Alcatar, I hope your right about this not becoming a problem for many years and that might be the case. I think that the only way that is going to happen though, if the west is able to keep the rest of the world poor enough that they can afford large amounts of meat. Which I do not think should or is going to happen. It is shown, as he stated, that as people become more affluent their diets change. If you add the, what, 2.5 billion in India and China to the projected population growth and have them all eating meat, those numbers become hard to meet.
You also have the environmental issues surrounding food production. If you remember Russia's wheat supply got hammered by drought and fire. This caused wheat bans there and is expected to effect global markets on bread and meat. If the prediction on climate change are correct and we continue to convert forest to farm land it will speed up the change then we should except more crop shortages. Also, more farm land means greater excess in nutrients in run off water. This increases dead zones in the oceans and seas which lowers production of that source of food.
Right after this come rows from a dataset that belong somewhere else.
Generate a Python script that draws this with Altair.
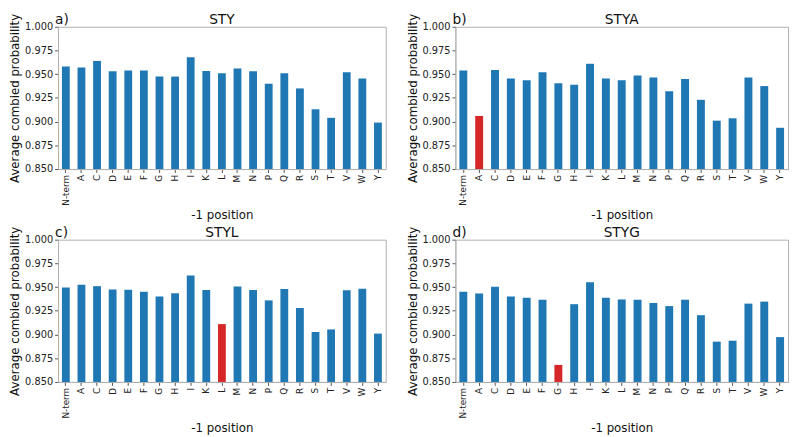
import altair as alt
import pandas as pd

positions = ["N-term", "A", "C", "D", "E", "F", "G", "H", "I", "K", "L",
             "M", "N", "P", "Q", "R", "S", "T", "V", "W", "Y"]

sty = [0.958, 0.957, 0.964, 0.953, 0.954, 0.954, 0.9475, 0.9475, 0.968, 0.9535, 0.951,
       0.956, 0.953, 0.940, 0.951, 0.935, 0.913, 0.904, 0.952, 0.9455, 0.899]
stya = [0.954, 0.906, 0.9545, 0.9455, 0.9435, 0.952, 0.9405, 0.939, 0.961, 0.9455, 0.9435,
        0.9485, 0.9465, 0.932, 0.945, 0.923, 0.901, 0.9035, 0.9465, 0.9375, 0.8935]
styl = [0.9497, 0.9524, 0.951, 0.9476, 0.9473, 0.945, 0.940, 0.9435, 0.9623, 0.947, 0.911,
        0.9506, 0.947, 0.936, 0.948, 0.928, 0.9027, 0.9054, 0.9466, 0.9483, 0.901]
styg = [0.9452, 0.9432, 0.9503, 0.940, 0.9388, 0.9367, 0.868, 0.932, 0.9551, 0.9388, 0.937,
        0.9367, 0.9333, 0.930, 0.9367, 0.9204, 0.8925, 0.8935, 0.9326, 0.9347, 0.8973]

titles = ["STY", "STYA", "STYL", "STYG"]
letters = ["a)", "b)", "c)", "d)"]
highlights = ["", "A", "L", "G"]
y_ticks = [0.850, 0.875, 0.900, 0.925, 0.950, 0.975, 1.000]

FONT = "DejaVu Sans"


def panel(vals, title, letter, hl, w, h):
    df = pd.DataFrame({
        "pos": positions,
        "val": vals,
        "kind": ["hl" if p == hl else "base" for p in positions],
    })
    bars = alt.Chart(df).mark_bar().encode(
        x=alt.X("pos:N", sort=positions,
                scale=alt.Scale(paddingInner=0.5, paddingOuter=0.25),
                axis=alt.Axis(title="-1 position", labelAngle=-90, labelPadding=2,
                              labelFontSize=9, tickSize=3.5, titlePadding=5)),
        y=alt.Y("val:Q", scale=alt.Scale(domain=[0.85, 1.0], zero=False, nice=False),
                axis=alt.Axis(values=y_ticks, format=".3f",
                              title="Average combied probability",
                              labelPadding=2, tickSize=3.5, titlePadding=3)),
        y2=alt.datum(0.85),
        color=alt.Color("kind:N", scale=alt.Scale(domain=["base", "hl"],
                                                  range=["#1f77b4", "#d62728"]),
                        legend=None),
    )
    letter_txt = alt.Chart(pd.DataFrame({"t": [letter]})).mark_text(
        align="left", baseline="alphabetic", fontSize=14, font=FONT, color="#111"
    ).encode(text="t:N", x=alt.value(-3), y=alt.value(-3))
    title_txt = alt.Chart(pd.DataFrame({"t": [title]})).mark_text(
        align="center", baseline="alphabetic", fontSize=14, font=FONT, color="#111"
    ).encode(text="t:N", x=alt.value(w / 2), y=alt.value(-3))
    return alt.layer(bars, letter_txt, title_txt).properties(width=w, height=h)


H = 145
pa = panel(sty, titles[0], letters[0], highlights[0], 334, H)
pb = panel(stya, titles[1], letters[1], highlights[1], 339, H)
pc = panel(styl, titles[2], letters[2], highlights[2], 334, H)
pd_ = panel(styg, titles[3], letters[3], highlights[3], 339, H)

chart = alt.vconcat(
    alt.hconcat(pa, pb, spacing=19),
    alt.hconcat(pc, pd_, spacing=19),
    spacing=3,
).properties(padding=0).configure_view(
    stroke="#b0b0b0", strokeWidth=1
).configure_axis(
    grid=False, domainColor="#b0b0b0", tickColor="#555555",
    labelFont=FONT, titleFont=FONT, labelFontSize=10, titleFontSize=12,
    labelColor="#222222", titleColor="#111111", titleFontWeight="normal",
)

chart.save("out.html", embed_options={"renderer": "svg", "actions": False})
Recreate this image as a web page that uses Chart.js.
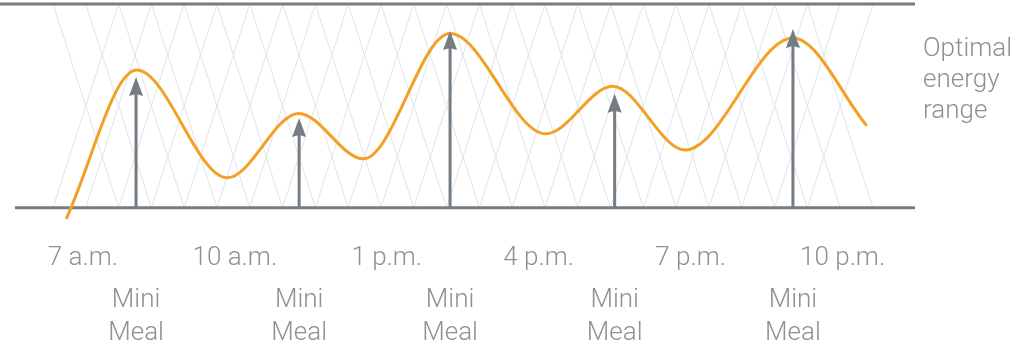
<!DOCTYPE html>
<html>
<head>
<meta charset="utf-8">
<script src="https://cdn.jsdelivr.net/npm/chart.js@4/dist/chart.umd.min.js"></script>
<style>
  html, body { margin: 0; padding: 0; background: #fff; overflow: hidden; }
  #wrap { width: 1029px; height: 345px; }
</style>
</head>
<body>
<div id="wrap"><canvas id="c" width="1029" height="345"></canvas></div>
<script>
// x: hour of the day (24h clock); y: energy level, 0 = bottom and 100 = top of the optimal range
const energyHours  = [6.67, 8.06, 9.85, 11.26, 12.54, 14.25, 16.14, 17.46, 18.89, 21.02, 22.48];
const energyLevels = [-5.4, 67.6, 14.7, 46.3, 24.0, 85.5, 36.3, 59.6, 28.4, 83.3, 40.2];

const mealHours     = [8.05, 11.27, 14.25, 17.5, 21.02];
const mealArrowTops = [64.2, 44.1, 86.8, 55.9, 87.7];
const mealLabels    = [['Mini', 'Meal'], ['Mini', 'Meal'], ['Mini', 'Meal'], ['Mini', 'Meal'], ['Mini', 'Meal']];

const timeTicks  = [7, 10, 13, 16, 19, 22];
const timeLabels = ['7 a.m.', '10 a.m.', '1 p.m.', '4 p.m.', '7 p.m.', '10 p.m.'];

const rangeLow = 0;
const rangeHigh = 100;
const rangeLabel = ['Optimal', 'energy', 'range'];

// diamond lattice filling the optimal band
const latticeFrom = 6.41;
const latticeTo = 22.60;
const latticeCells = 25;

const TEXT = '#8b9197';
const RULE = '#747c84';
const ORANGE = '#f2a126';
const FONT = { family: 'Roboto, "Open Sans", sans-serif', size: 26, weight: '300' };

const bandPlugin = {
  id: 'energyBand',
  beforeDatasetsDraw(chart) {
    const { ctx, chartArea, scales: { x, y } } = chart;
    const yTop = y.getPixelForValue(rangeHigh);
    const yBot = y.getPixelForValue(rangeLow);
    const x0 = x.getPixelForValue(latticeFrom);
    const x1 = x.getPixelForValue(latticeTo);
    const step = (x1 - x0) / latticeCells;
    ctx.save();
    ctx.strokeStyle = '#e0e3e7';
    ctx.lineWidth = 1;
    ctx.beginPath();
    for (let k = 0; k <= latticeCells - 2; k++) {
      ctx.moveTo(x0 + k * step, yTop);
      ctx.lineTo(x0 + (k + 2) * step, yBot);
      ctx.moveTo(x0 + (k + 2) * step, yTop);
      ctx.lineTo(x0 + k * step, yBot);
    }
    ctx.stroke();

    ctx.strokeStyle = RULE;
    ctx.lineWidth = 3;
    ctx.beginPath();
    ctx.moveTo(0, yTop);
    ctx.lineTo(chartArea.right, yTop);
    ctx.moveTo(chartArea.left, yBot);
    ctx.lineTo(chartArea.right, yBot);
    ctx.stroke();
    ctx.restore();
  },
  afterDatasetsDraw(chart) {
    const { ctx, scales: { x, y } } = chart;
    const yBot = y.getPixelForValue(rangeLow);
    ctx.save();
    ctx.strokeStyle = RULE;
    ctx.fillStyle = RULE;
    ctx.lineWidth = 3;
    mealHours.forEach((h, i) => {
      const px = x.getPixelForValue(h);
      const tip = y.getPixelForValue(mealArrowTops[i]);
      ctx.beginPath();
      ctx.moveTo(px, yBot);
      ctx.lineTo(px, tip + 14);
      ctx.stroke();
      ctx.beginPath();
      ctx.moveTo(px, tip);
      ctx.lineTo(px + 7, tip + 19);
      ctx.lineTo(px, tip + 17);
      ctx.lineTo(px - 7, tip + 19);
      ctx.closePath();
      ctx.fill();
    });
    ctx.restore();
  },
  afterDraw(chart) {
    const { ctx, chartArea, scales: { y } } = chart;
    const yTop = y.getPixelForValue(rangeHigh);
    ctx.save();
    ctx.fillStyle = TEXT;
    ctx.font = `${FONT.weight} ${FONT.size}px ${FONT.family}`;
    ctx.textAlign = 'left';
    ctx.textBaseline = 'alphabetic';
    rangeLabel.forEach((t, i) => ctx.fillText(t, chartArea.right + 8, yTop + 52 + i * 31));
    ctx.restore();
  }
};

new Chart(document.getElementById('c'), {
  type: 'line',
  data: {
    datasets: [{
      data: energyHours.map((h, i) => ({ x: h, y: energyLevels[i] })),
      borderColor: ORANGE,
      borderWidth: 3,
      pointRadius: 0,
      fill: false,
      cubicInterpolationMode: 'monotone',
      clip: false
    }]
  },
  options: {
    responsive: false,
    devicePixelRatio: 1,
    animation: false,
    layout: { padding: { top: 4, left: 15, right: 114, bottom: 0 } },
    plugins: { legend: { display: false }, tooltip: { enabled: false } },
    scales: {
      x: {
        type: 'linear',
        position: 'bottom',
        weight: 0,
        min: 5.66,
        max: 23.43,
        grid: { display: false, drawTicks: false },
        border: { display: false },
        afterBuildTicks: (s) => { s.ticks = timeTicks.map(v => ({ value: v })); },
        afterFit: (s) => { s.height = 60; },
        ticks: {
          autoSkip: false, maxRotation: 0, minRotation: 0, padding: 23,
          color: TEXT, font: FONT,
          callback: (v, i) => timeLabels[i]
        }
      },
      x2: {
        type: 'linear',
        position: 'bottom',
        weight: 1,
        min: 5.66,
        max: 23.43,
        grid: { display: false, drawTicks: false },
        border: { display: false },
        afterBuildTicks: (s) => { s.ticks = mealHours.map(v => ({ value: v })); },
        afterFit: (s) => { s.height = 65; },
        ticks: {
          autoSkip: false, maxRotation: 0, minRotation: 0, padding: 4,
          color: TEXT, font: Object.assign({}, FONT, { lineHeight: 1.27 }),
          callback: (v, i) => mealLabels[i]
        }
      },
      y: { display: false, min: -6, max: 100 }
    }
  },
  plugins: [bandPlugin]
});
</script>
</body>
</html>
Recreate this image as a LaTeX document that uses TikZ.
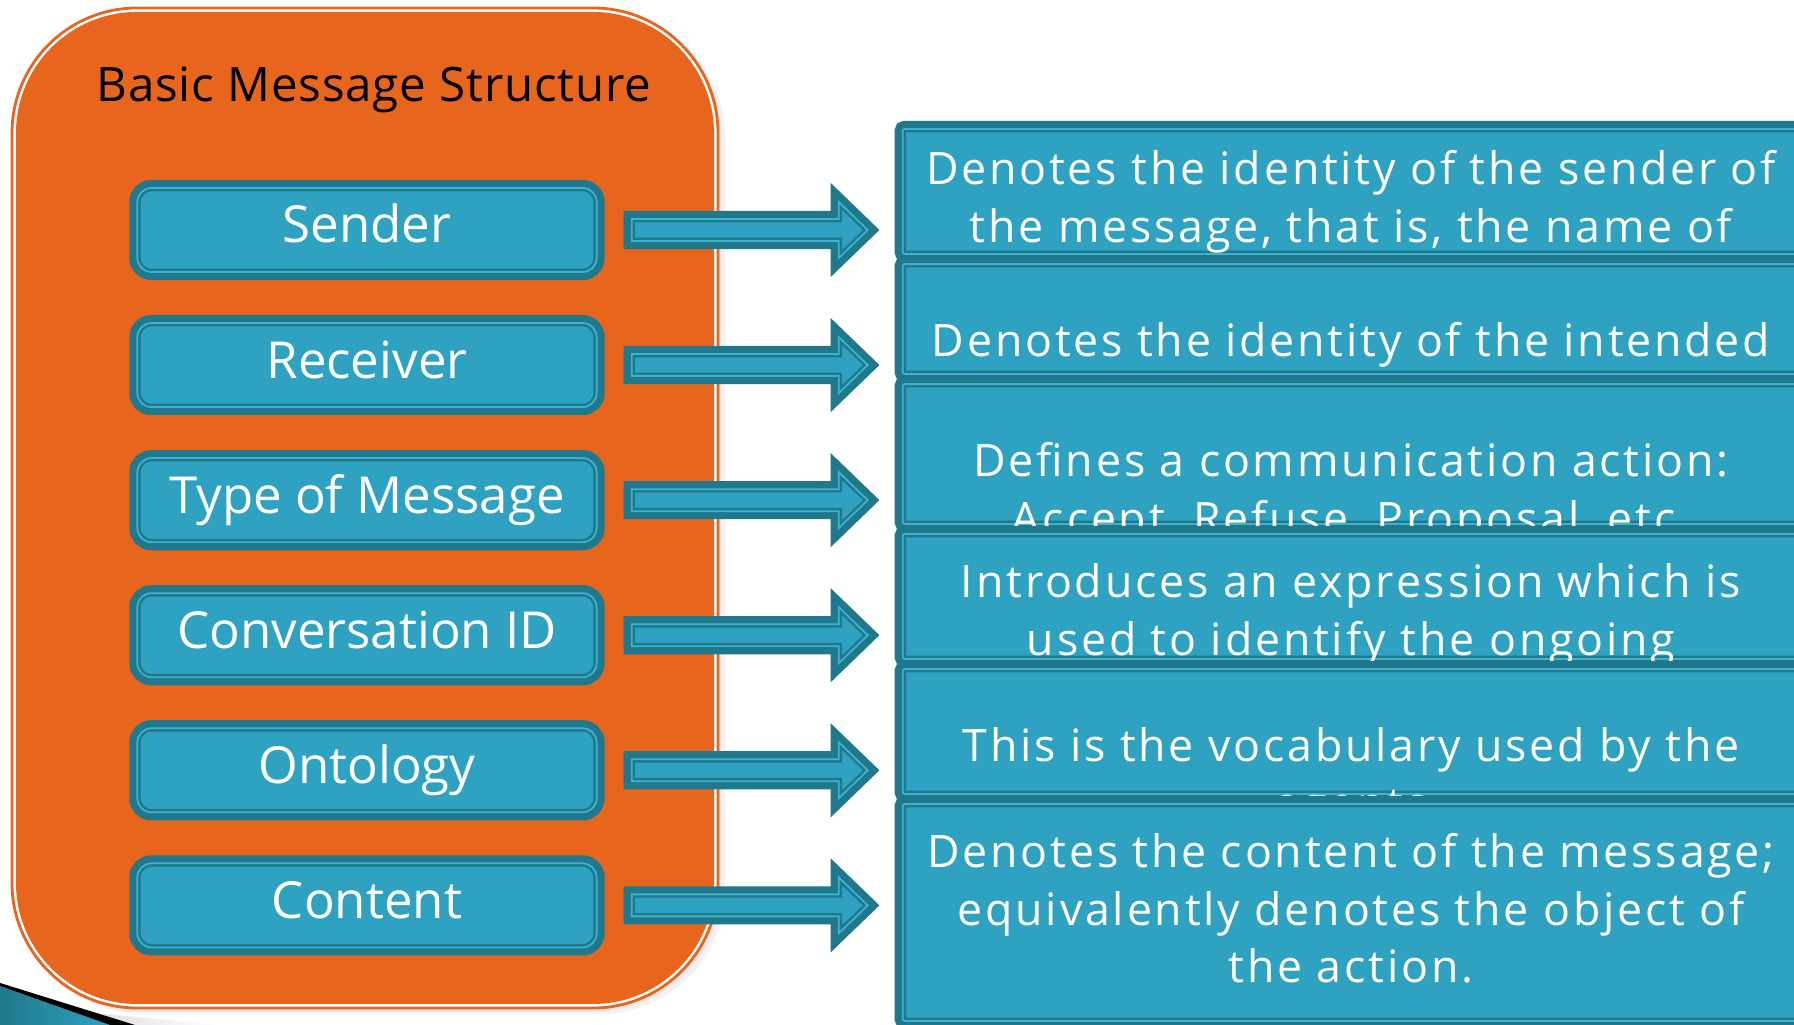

I really do hope your right and I am just paranoid because I love meat. It is the only, somewhat healthy and easy way for me to get the calorie intake I need.
With Indian land being able to produce enough crops (with the rest of the world's crops) after being developed, for a projected 12 billion people, I am confident this crisis will not be seen within my life time. However of course, water is an issue as in the growing human population and the point made in this video and by the many students in the USA making the same point is IMPORTANT and I'm glad it's being made.
I am confident however that Indian soil on it's own, with it's government concentrating on improving it's own infrastructure and production capabilities (despite barring foreign influence from easily entering the nation commercially), will produce all we need to keep the western meat/food market similar to it's current state.
No need to fear such an issue for many years to come. But a very important point to be made and alternative solutions must be kept at hand.
Also, I greatly respect the students in the USA for making the point by becoming vegetarians to politically emphasise and highlight that it is an issue to be taken seriously.
Sadly the slides aren't shown in the video though, although they don't seem that important anyway.
Edit: Now I've gone and bought his two latest best-selling books because I need to learn how to cook anyhow. The world is listening, sir.
I do hope ingredients include German and other European majors though!!!